Ante-Nicene Fathers/Volume VI/Methodius/Banquet of the Ten Virgins/Procilla/Part 7
Chapter VII.—The Virgins,[1] the Righteous Ancients; The Church, the One Only Spouse, More Excellent Than the Others.
Now he calls by the name of virgins, who belong to a countless assembly, those who, being inferior to the better ones, have practised righteousness, and have striven against sin with youthful and noble energy. But of these, neither the queens, nor the concubines, nor the virgins, are compared to the Church. For she is reckoned the perfect and chosen one beyond all these, consisting and composed of all the apostles, the Bride who surpasses all in the beauty of youth and virginity. Therefore, also, she is blessed and praised by all, because she saw and heard freely what those desired to see, even for a little time, and saw not, and to hear, but heard not. For “blessed,” said our Lord to His disciples,[2] “are your eyes, for they see; and your ears, for they hear.
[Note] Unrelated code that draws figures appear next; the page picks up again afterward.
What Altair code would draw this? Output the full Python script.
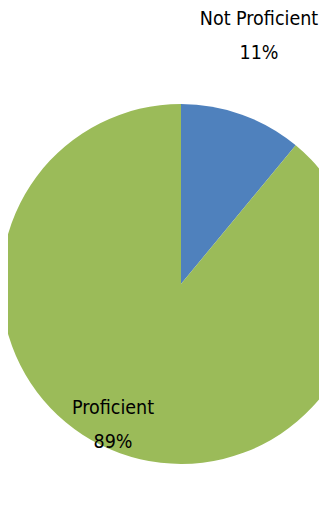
import altair as alt
import pandas as pd

categories = ["Not Proficient", "Proficient"]
values = [11, 89]
colors = ["#4F81BD", "#9BBB59"]

df = pd.DataFrame({"category": categories, "value": values, "idx": [0, 1]})

pie = alt.Chart(df).mark_arc(radius=180, stroke=None).encode(
    theta=alt.Theta("value:Q", stack=True),
    order=alt.Order("idx:Q"),
    color=alt.Color("category:N", scale=alt.Scale(domain=categories, range=colors), legend=None),
    x=alt.value(173),
    y=alt.value(276),
)


def label_layer(cat, x, y):
    return alt.Chart(df).transform_filter(
        alt.datum.category == cat
    ).transform_calculate(
        label="datum.category + '\\n' + datum.value + '%'"
    ).mark_text(
        font="DejaVu Sans Condensed",
        fontSize=19.5,
        lineBreak="\n",
        lineHeight=34,
        color="#000000",
        align="center",
        baseline="middle",
    ).encode(
        text="label:N",
        x=alt.value(x),
        y=alt.value(y),
    )


labels_np = label_layer("Not Proficient", 251, 11)
labels_p = label_layer("Proficient", 105, 400)

chart = alt.layer(pie, labels_np, labels_p).properties(
    width=311, height=496, padding=0, autosize=alt.AutoSizeParams(type="none")
).configure_view(stroke=None)

chart.save("out.html", embed_options={"renderer": "svg", "actions": False})
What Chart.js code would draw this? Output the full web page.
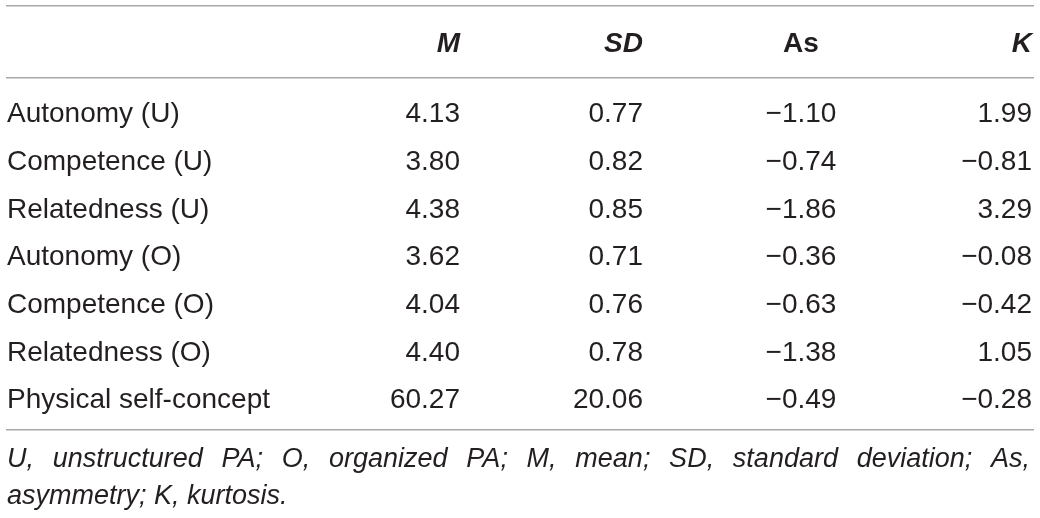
<!DOCTYPE html>
<html>
<head>
<meta charset="utf-8">
<script src="https://cdn.jsdelivr.net/npm/chart.js@4/dist/chart.umd.min.js"></script>
<style>
  html, body { margin: 0; padding: 0; background: #fff; }
  #wrap { width: 1040px; height: 518px; position: relative; }
</style>
</head>
<body>
<div id="wrap"><canvas id="tbl"></canvas></div>
<script>
// table data
const rowLabels = ['Autonomy (U)', 'Competence (U)', 'Relatedness (U)', 'Autonomy (O)', 'Competence (O)', 'Relatedness (O)', 'Physical self-concept']
const colHeaders = ['M', 'SD', 'As', 'K']
const meanVals = [4.13, 3.80, 4.38, 3.62, 4.04, 4.40, 60.27]
const sdVals = [0.77, 0.82, 0.85, 0.71, 0.76, 0.78, 20.06]
const asVals = [-1.10, -0.74, -1.86, -0.36, -0.63, -1.38, -0.49]
const kVals = [1.99, -0.81, 3.29, -0.08, -0.42, 1.05, -0.28]
const noteLines = ['U, unstructured PA; O, organized PA; M, mean; SD, standard deviation; As,', 'asymmetry; K, kurtosis.']

// layout (scale units), kept apart from the data
const colX = [1, 454, 637, 795, 1026]
const headerRow = -1.47
const ruleRows = [-2.44, -0.94, 6.46]
const noteRows = [7.23, 8.0]
const noteEnd = 1024

const FONT = '"Liberation Sans", Arial, Helvetica, sans-serif'
const INK = '#231f20'

function fmt(v) {
  return (v < 0 ? '\u2212' : '') + Math.abs(v).toFixed(2)
}

function column(vals, c) {
  return {
    data: vals.map((v, i) => ({ x: colX[c], y: i })),
    texts: vals.map(fmt),
    font: '28px ' + FONT,
    align: c === 3 ? 'center' : 'right'
  }
}

let datasets = [
  {
    data: rowLabels.map((t, i) => ({ x: colX[0], y: i })),
    texts: rowLabels,
    font: '28px ' + FONT,
    align: 'left'
  },
  column(meanVals, 1),
  column(sdVals, 2),
  column(asVals, 3),
  column(kVals, 4),
  {
    data: colHeaders.map((t, i) => ({ x: colX[i + 1], y: headerRow })),
    texts: colHeaders,
    fonts: ['italic bold 28px ' + FONT, 'italic bold 28px ' + FONT, 'bold 28px ' + FONT, 'italic bold 28px ' + FONT],
    aligns: ['right', 'right', 'center', 'right'],
    font: 'bold 28px ' + FONT,
    align: 'right'
  },
  {
    data: noteLines.map((t, i) => ({ x: colX[0], y: noteRows[i] })),
    texts: noteLines,
    font: 'italic 27px ' + FONT,
    align: 'left',
    justify: [true, false]
  }
]

datasets.forEach(d => {
  d.pointRadius = 0
  d.showLine = false
})

// draws the cell texts where the scales put each point
const cellText = {
  id: 'cellText',
  afterDatasetsDraw(chart) {
    const ctx = chart.ctx
    const endPx = chart.scales.x.getPixelForValue(noteEnd)
    chart.data.datasets.forEach((ds, i) => {
      const meta = chart.getDatasetMeta(i)
      meta.data.forEach((pt, j) => {
        const txt = ds.texts[j]
        ctx.save()
        ctx.font = ds.fonts ? ds.fonts[j] : ds.font
        ctx.textAlign = ds.aligns ? ds.aligns[j] : ds.align
        ctx.textBaseline = 'alphabetic'
        ctx.fillStyle = INK
        if (ds.justify && ds.justify[j]) {
          let words = txt.split(' ')
          let widths = words.map(w => ctx.measureText(w).width)
          let total = widths.reduce((a, b) => a + b, 0)
          let gap = (endPx - pt.x - total) / (words.length - 1)
          let x = pt.x
          ctx.textAlign = 'left'
          words.forEach((w, k) => {
            ctx.fillText(w, x, pt.y)
            x += widths[k] + gap
          })
        } else {
          ctx.fillText(txt, pt.x, pt.y)
        }
        ctx.restore()
      })
    })
  }
}

new Chart('tbl', {
  type: 'scatter',
  data: { datasets: datasets },
  options: {
    responsive: true,
    maintainAspectRatio: false,
    animation: false,
    events: [],
    layout: { padding: { left: 6, right: 6, top: 0, bottom: 0 } },
    plugins: {
      legend: { display: false },
      tooltip: { enabled: false }
    },
    scales: {
      x: { type: 'linear', display: false, min: 0, max: 1028 },
      y: {
        type: 'linear',
        reverse: true,
        min: -2.56,
        max: 8.30,
        afterBuildTicks: axis => { axis.ticks = ruleRows.map(v => ({ value: v })) },
        ticks: { display: false },
        grid: { color: '#a8a8a8', lineWidth: 1.5, drawTicks: false },
        border: { display: false }
      }
    }
  },
  plugins: [cellText]
})
</script>
</body>
</html>
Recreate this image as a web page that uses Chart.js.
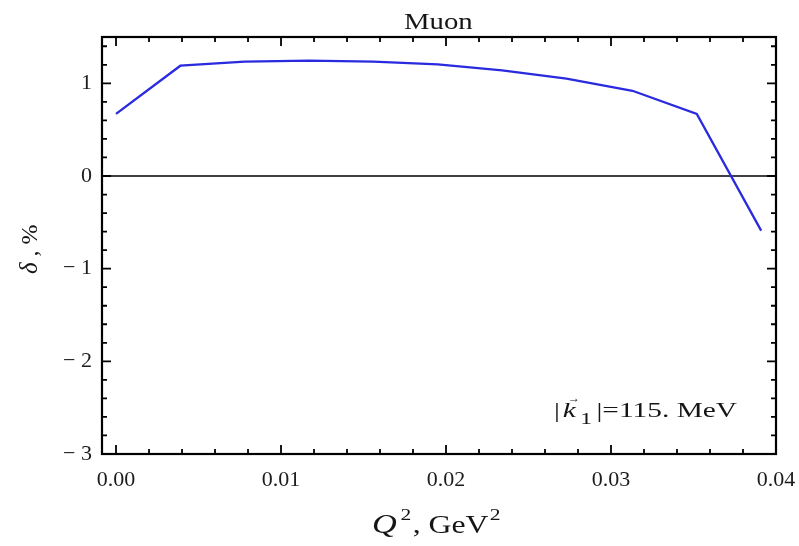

For verily I say unto you, That many prophets have desired to see those things which ye see, and have not seen them; and to hear those things which ye hear, and have not heard them.” For this reason, then, the prophets count them blessed, and admire them, because the Church was thought worthy to participate in those things which they did not attain to hear or see. For “there are threescore queens, and fourscore concubines, and virgins without number. My dove, my undefiled, is but one.”[3]